Friday, Mar. 22, 1968

Married. Maureen O'Hara, 47, Dublin's durable gift to Hollywood (50 films so far); and Charles Blair, 58, Pan American pilot who met Maureen in Ireland 21 years ago and earned his own fame in 1951 as the first man to solo over the North Pole in a single-engined plane; both for the third time; in St. Thomas, V.I.

Died. Major General Sir Robert Laycock, 60, debonair, dashing leader of England's World War II commandos; of a heart attack; in Wiseton, England. The storybook image of a daring British commando, the tall, blue-eyed Laycock led his raiders through Crete, Syria, Sicily and Salerno, executed his boldest raid in 1941, when he landed on the Libyan coast, tried to kidnap Field Marshal Erwin Rommel, lost 48 of his 50-man party, and escaped across the desert, living for six weeks on little else but berries and rain water.

Died. Khuang Aphaiwong, 66, founder of Thailand's Democrat Party and three times Premier; of cancer; in Bangkok. After joining with Pridi Phano-myong in the 1932 coup d'etat that established a constitutional monarchy, Khuang championed economic reforms and, as Premier during the turbulent years from 1944 to 1948, urged pro-Western policies before he himself was overthrown by a military coup.

Died. Jack Fulbright, 69, older brother of the Arkansas Senator, a Harvard ('24) football hero who sold steel in Missouri and lumber in Arkansas before retiring to Tennessee in 1960; of a heart attack; in Memphis.

Died. Harold L. Bache, 73, chairman and chief executive officer since 1945 of Bache & Co., Inc., world's second largest brokerage house (after Merrill Lynch, Pierce, Fenner & Smith); of an apparent heart attack; in Manhattan. Bache started out in 1914 running trade messages for $1 a day, rose through the cotton and wheat pits to the top of his granduncle's 89-year-old brokerage house, which he expanded from 48 to 124 branches and turned into the top dealer in both commodities and mutual funds.

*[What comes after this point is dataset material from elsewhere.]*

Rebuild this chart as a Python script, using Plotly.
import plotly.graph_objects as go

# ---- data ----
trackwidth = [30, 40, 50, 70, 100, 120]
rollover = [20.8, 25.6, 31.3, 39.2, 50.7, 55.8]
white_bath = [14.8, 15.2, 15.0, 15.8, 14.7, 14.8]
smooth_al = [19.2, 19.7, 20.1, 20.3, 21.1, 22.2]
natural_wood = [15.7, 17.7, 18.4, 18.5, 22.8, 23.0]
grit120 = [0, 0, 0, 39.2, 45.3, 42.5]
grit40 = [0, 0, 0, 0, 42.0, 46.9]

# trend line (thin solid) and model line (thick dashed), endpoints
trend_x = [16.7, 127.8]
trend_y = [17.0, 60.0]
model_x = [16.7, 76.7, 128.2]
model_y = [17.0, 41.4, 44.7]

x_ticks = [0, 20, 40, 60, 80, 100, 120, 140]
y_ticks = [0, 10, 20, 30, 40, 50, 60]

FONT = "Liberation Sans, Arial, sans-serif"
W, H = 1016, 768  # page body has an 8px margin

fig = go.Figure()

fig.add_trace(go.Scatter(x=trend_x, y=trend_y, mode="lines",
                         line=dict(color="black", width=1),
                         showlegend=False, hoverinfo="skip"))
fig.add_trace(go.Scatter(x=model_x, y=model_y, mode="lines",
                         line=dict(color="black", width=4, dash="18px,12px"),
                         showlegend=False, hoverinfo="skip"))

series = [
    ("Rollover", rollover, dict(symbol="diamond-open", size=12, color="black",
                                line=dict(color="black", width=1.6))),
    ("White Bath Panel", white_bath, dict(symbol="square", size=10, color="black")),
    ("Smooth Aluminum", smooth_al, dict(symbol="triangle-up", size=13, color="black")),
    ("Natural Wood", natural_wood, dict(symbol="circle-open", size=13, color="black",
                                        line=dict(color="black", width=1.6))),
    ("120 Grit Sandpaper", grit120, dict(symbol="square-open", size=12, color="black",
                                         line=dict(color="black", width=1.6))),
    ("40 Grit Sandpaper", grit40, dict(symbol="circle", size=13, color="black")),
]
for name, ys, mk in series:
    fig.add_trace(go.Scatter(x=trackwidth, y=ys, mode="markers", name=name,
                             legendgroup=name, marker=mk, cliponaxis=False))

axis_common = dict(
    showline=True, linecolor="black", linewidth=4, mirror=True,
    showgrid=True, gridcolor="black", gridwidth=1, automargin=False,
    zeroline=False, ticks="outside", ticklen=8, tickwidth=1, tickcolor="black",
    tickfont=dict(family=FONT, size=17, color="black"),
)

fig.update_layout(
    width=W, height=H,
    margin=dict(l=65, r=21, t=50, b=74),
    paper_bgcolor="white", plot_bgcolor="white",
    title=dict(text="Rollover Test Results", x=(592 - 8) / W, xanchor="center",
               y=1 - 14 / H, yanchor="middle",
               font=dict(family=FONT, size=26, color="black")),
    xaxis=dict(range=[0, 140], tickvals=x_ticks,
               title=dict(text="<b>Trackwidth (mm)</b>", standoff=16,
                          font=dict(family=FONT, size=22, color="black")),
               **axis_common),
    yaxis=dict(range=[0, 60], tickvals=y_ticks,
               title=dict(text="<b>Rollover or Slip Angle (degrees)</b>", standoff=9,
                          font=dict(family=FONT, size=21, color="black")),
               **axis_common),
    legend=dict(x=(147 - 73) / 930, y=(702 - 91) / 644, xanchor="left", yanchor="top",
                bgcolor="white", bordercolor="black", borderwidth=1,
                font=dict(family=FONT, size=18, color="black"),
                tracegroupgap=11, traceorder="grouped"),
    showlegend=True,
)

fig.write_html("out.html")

Died. Gus Van, 80, oldtime vaudeville headliner who, with the late Joe Schenck, formed the singing team of Van and Schenck, which earned $8,000 a week in the '20s; of injuries suffered when struck by an automobile; in Miami Beach. Billed as "the Tiffany Songsters," Van and Schenck harmonized such tuneful memories as My Melancholy Baby and All She'd Say Was "Umh Hum" in a top-hat-and-cane act that made them a mainstay of the Ziegfeld Follies before it all ended when Schenck died in 1930.